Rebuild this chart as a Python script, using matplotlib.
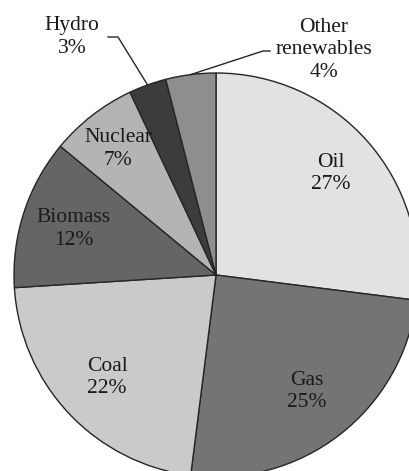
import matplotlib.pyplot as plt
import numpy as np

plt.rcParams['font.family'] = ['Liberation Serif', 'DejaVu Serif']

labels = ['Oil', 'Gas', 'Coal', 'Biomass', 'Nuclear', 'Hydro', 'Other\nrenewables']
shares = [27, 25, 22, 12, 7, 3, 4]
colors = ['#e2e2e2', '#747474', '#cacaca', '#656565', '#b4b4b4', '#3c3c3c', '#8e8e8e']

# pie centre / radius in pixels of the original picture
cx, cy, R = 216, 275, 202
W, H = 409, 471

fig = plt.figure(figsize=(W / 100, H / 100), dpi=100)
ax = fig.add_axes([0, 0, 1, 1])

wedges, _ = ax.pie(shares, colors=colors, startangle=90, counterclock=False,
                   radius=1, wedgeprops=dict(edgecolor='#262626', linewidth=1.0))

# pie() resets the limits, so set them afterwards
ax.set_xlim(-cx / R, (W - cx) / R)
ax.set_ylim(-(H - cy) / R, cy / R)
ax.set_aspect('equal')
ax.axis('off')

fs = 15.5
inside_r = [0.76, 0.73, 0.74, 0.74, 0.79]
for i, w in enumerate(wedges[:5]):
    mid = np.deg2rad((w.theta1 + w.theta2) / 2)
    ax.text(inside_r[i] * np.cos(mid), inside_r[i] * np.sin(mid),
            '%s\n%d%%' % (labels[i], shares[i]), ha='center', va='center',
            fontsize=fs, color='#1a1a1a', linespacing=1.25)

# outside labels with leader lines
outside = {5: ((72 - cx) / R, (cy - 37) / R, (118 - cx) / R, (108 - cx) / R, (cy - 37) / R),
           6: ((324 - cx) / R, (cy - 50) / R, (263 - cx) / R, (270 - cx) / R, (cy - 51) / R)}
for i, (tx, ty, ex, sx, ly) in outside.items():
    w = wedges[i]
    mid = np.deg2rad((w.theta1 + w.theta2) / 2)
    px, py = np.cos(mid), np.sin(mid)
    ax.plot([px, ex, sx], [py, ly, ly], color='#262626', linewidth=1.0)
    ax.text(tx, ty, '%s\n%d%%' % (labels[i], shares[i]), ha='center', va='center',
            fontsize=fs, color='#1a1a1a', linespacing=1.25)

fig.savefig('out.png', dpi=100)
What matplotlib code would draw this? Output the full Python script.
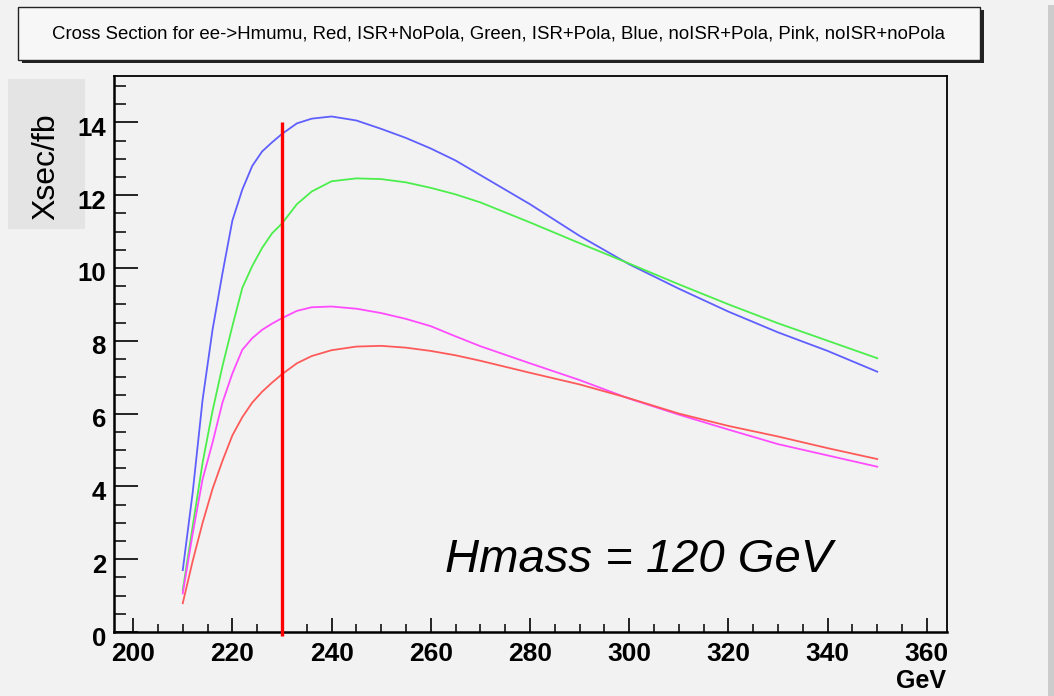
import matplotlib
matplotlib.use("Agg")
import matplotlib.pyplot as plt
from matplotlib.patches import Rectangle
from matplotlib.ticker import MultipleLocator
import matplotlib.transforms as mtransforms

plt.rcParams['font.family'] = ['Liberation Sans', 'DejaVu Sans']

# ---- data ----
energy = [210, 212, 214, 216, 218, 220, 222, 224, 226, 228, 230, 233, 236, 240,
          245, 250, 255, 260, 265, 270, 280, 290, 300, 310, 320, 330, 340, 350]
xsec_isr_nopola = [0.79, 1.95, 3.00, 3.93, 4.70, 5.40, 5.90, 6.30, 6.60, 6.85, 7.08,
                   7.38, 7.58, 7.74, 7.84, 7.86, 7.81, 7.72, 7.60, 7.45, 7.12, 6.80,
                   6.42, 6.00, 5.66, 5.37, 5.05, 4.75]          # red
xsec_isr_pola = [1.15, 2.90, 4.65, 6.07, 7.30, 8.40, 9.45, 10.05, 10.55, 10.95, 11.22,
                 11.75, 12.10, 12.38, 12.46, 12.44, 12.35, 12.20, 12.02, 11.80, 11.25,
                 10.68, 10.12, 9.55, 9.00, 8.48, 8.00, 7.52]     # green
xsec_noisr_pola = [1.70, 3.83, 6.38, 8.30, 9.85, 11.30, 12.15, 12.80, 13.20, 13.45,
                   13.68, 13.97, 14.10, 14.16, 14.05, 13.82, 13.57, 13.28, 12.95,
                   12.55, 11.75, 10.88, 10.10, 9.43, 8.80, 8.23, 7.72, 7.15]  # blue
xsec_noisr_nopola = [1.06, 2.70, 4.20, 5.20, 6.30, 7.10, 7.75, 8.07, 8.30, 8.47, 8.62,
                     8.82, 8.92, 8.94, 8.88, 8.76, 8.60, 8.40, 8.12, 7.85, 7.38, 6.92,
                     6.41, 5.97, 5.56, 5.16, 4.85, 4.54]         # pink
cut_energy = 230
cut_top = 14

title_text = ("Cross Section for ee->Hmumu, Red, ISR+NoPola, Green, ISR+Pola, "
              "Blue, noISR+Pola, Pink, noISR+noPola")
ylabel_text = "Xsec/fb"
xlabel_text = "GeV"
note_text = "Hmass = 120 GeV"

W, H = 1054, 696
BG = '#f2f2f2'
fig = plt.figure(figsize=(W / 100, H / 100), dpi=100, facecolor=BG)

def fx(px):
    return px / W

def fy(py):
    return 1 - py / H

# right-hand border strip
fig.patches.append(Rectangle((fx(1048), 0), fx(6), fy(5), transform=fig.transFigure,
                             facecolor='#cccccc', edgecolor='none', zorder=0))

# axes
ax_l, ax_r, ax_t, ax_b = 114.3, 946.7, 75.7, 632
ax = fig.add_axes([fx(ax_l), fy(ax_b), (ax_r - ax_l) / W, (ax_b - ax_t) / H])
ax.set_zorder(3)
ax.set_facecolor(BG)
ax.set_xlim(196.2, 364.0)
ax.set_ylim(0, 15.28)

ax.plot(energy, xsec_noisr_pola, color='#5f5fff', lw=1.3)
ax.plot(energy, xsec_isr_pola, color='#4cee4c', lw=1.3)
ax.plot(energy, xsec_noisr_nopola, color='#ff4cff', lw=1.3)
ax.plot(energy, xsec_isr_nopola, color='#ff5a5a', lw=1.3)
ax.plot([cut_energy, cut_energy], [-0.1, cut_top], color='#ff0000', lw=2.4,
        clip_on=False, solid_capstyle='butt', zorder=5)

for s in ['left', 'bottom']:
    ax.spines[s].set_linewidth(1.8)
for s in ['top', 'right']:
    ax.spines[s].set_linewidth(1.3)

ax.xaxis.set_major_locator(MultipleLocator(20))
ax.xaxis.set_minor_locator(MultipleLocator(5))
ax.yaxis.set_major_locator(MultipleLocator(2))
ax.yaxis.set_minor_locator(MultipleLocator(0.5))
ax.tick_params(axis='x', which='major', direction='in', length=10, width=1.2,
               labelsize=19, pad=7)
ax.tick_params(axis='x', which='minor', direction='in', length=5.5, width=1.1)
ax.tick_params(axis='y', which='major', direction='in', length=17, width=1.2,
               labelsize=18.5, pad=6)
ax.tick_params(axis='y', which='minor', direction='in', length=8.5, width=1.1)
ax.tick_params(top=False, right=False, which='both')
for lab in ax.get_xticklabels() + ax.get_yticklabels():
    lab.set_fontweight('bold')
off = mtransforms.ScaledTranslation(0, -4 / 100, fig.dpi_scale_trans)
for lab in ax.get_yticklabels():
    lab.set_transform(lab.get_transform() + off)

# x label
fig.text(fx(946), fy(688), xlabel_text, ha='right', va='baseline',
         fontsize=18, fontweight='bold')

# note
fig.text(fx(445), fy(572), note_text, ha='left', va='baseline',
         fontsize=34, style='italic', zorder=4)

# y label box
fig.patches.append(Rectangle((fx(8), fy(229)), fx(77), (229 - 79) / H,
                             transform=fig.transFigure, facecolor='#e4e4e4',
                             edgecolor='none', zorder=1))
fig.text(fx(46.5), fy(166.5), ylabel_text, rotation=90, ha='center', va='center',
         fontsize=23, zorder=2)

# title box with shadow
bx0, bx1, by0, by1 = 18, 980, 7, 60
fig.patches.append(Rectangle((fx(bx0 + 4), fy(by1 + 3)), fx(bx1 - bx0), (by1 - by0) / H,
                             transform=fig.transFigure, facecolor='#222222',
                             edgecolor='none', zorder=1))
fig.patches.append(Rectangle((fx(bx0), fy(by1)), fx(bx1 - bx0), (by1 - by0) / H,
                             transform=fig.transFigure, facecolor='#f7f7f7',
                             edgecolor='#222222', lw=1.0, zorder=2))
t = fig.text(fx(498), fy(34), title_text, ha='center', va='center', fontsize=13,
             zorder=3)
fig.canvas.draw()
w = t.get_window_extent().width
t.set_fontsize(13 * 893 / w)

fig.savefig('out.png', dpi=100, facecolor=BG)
______________________________
Description of the task — Copy every line of the material in which the word "draw" occurs.

Response —
What matplotlib code would draw this? Output the full Python script.
fig.canvas.draw()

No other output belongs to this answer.